====== SUPPLIED RECORDS ======

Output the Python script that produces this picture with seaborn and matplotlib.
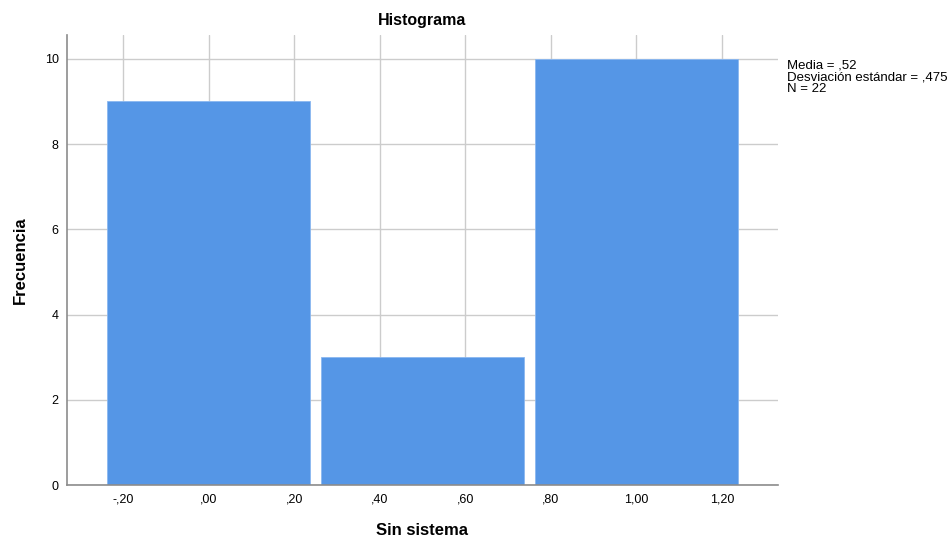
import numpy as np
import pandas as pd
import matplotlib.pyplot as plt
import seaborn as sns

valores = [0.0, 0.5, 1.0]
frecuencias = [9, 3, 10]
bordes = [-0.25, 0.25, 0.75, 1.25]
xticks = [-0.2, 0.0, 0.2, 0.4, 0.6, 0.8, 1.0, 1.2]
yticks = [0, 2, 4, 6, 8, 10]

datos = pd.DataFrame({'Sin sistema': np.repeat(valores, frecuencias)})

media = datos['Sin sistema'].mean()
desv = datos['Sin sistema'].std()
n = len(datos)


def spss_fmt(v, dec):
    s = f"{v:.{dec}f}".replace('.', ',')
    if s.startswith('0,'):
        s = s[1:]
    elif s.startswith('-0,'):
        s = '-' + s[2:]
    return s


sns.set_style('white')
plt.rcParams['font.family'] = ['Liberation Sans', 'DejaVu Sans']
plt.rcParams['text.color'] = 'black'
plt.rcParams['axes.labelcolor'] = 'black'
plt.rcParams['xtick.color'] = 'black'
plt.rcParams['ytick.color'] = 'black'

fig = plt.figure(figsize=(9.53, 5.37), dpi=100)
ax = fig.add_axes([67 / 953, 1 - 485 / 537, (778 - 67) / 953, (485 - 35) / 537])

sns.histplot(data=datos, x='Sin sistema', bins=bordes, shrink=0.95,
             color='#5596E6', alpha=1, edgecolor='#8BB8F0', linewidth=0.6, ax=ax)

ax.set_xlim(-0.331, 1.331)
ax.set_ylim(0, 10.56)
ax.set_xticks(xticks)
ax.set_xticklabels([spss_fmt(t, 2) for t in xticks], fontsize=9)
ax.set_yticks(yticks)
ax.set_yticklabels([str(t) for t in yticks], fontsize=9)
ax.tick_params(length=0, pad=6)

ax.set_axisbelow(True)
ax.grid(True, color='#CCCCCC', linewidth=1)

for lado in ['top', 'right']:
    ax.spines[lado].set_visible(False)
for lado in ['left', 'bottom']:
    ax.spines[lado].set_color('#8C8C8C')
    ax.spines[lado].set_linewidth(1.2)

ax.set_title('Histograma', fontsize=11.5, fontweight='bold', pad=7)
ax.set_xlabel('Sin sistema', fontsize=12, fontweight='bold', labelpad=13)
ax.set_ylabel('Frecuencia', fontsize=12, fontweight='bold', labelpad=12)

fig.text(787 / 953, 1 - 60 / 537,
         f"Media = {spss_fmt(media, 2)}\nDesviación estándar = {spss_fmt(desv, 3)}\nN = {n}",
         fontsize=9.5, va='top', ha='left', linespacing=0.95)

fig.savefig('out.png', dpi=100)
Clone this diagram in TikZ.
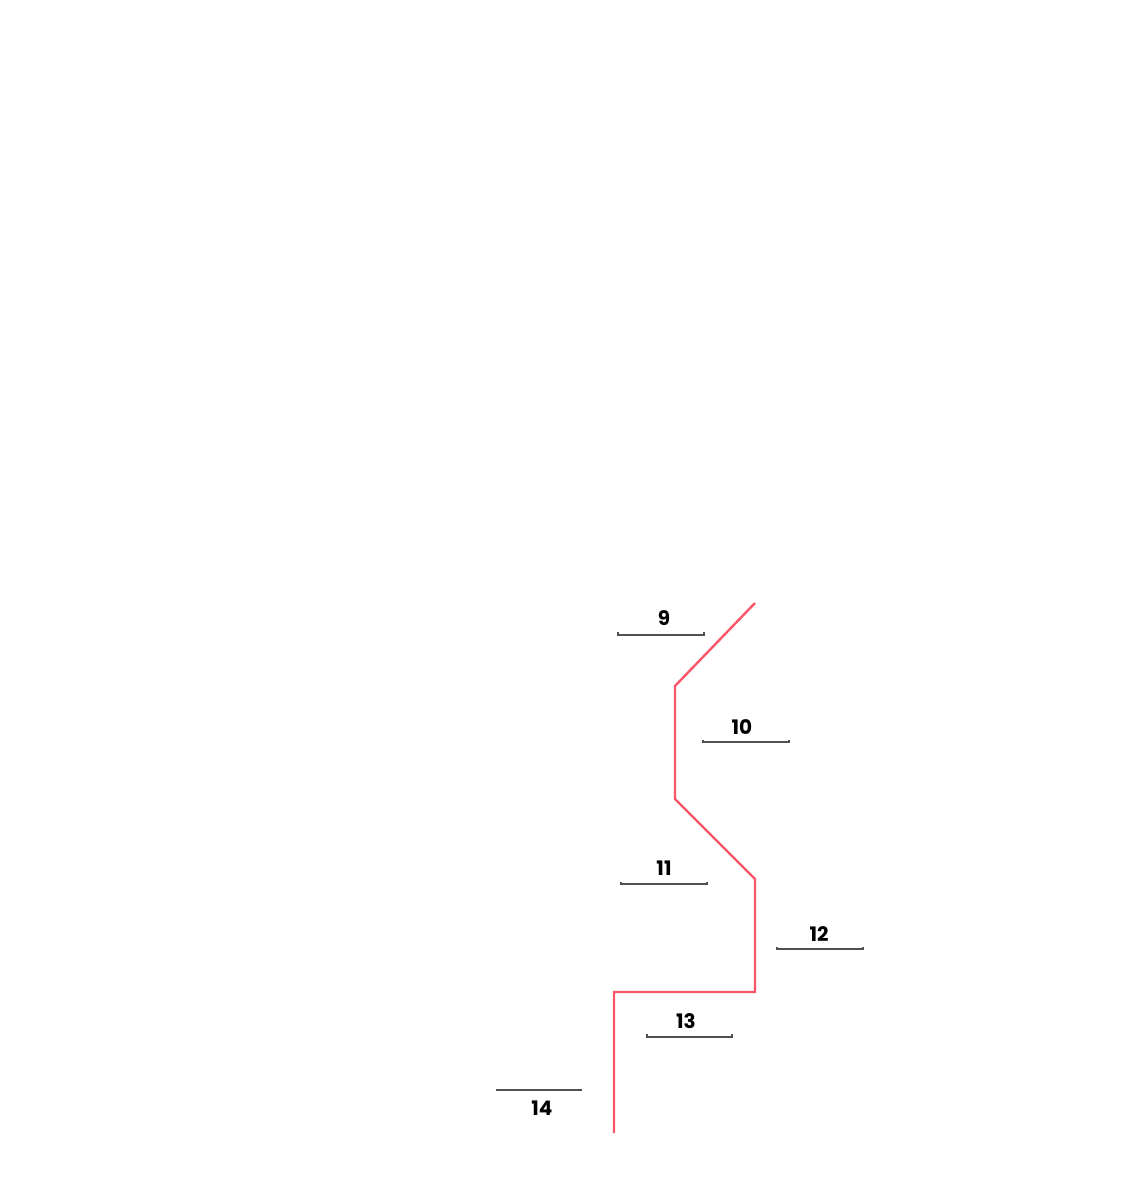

======

Transcribe all of the material exactly, leaving out whatever pictures it contains.

Output the Python script that produces this picture with seaborn and matplotlib.
import numpy as np
import pandas as pd
import matplotlib.pyplot as plt
import seaborn as sns

valores = [0.0, 0.5, 1.0]
frecuencias = [9, 3, 10]
bordes = [-0.25, 0.25, 0.75, 1.25]
xticks = [-0.2, 0.0, 0.2, 0.4, 0.6, 0.8, 1.0, 1.2]
yticks = [0, 2, 4, 6, 8, 10]

datos = pd.DataFrame({'Sin sistema': np.repeat(valores, frecuencias)})

media = datos['Sin sistema'].mean()
desv = datos['Sin sistema'].std()
n = len(datos)


def spss_fmt(v, dec):
    s = f"{v:.{dec}f}".replace('.', ',')
    if s.startswith('0,'):
        s = s[1:]
    elif s.startswith('-0,'):
        s = '-' + s[2:]
    return s


sns.set_style('white')
plt.rcParams['font.family'] = ['Liberation Sans', 'DejaVu Sans']
plt.rcParams['text.color'] = 'black'
plt.rcParams['axes.labelcolor'] = 'black'
plt.rcParams['xtick.color'] = 'black'
plt.rcParams['ytick.color'] = 'black'

fig = plt.figure(figsize=(9.53, 5.37), dpi=100)
ax = fig.add_axes([67 / 953, 1 - 485 / 537, (778 - 67) / 953, (485 - 35) / 537])

sns.histplot(data=datos, x='Sin sistema', bins=bordes, shrink=0.95,
             color='#5596E6', alpha=1, edgecolor='#8BB8F0', linewidth=0.6, ax=ax)

ax.set_xlim(-0.331, 1.331)
ax.set_ylim(0, 10.56)
ax.set_xticks(xticks)
ax.set_xticklabels([spss_fmt(t, 2) for t in xticks], fontsize=9)
ax.set_yticks(yticks)
ax.set_yticklabels([str(t) for t in yticks], fontsize=9)
ax.tick_params(length=0, pad=6)

ax.set_axisbelow(True)
ax.grid(True, color='#CCCCCC', linewidth=1)

for lado in ['top', 'right']:
    ax.spines[lado].set_visible(False)
for lado in ['left', 'bottom']:
    ax.spines[lado].set_color('#8C8C8C')
    ax.spines[lado].set_linewidth(1.2)

ax.set_title('Histograma', fontsize=11.5, fontweight='bold', pad=7)
ax.set_xlabel('Sin sistema', fontsize=12, fontweight='bold', labelpad=13)
ax.set_ylabel('Frecuencia', fontsize=12, fontweight='bold', labelpad=12)

fig.text(787 / 953, 1 - 60 / 537,
         f"Media = {spss_fmt(media, 2)}\nDesviación estándar = {spss_fmt(desv, 3)}\nN = {n}",
         fontsize=9.5, va='top', ha='left', linespacing=0.95)

fig.savefig('out.png', dpi=100)
Clone this diagram in TikZ.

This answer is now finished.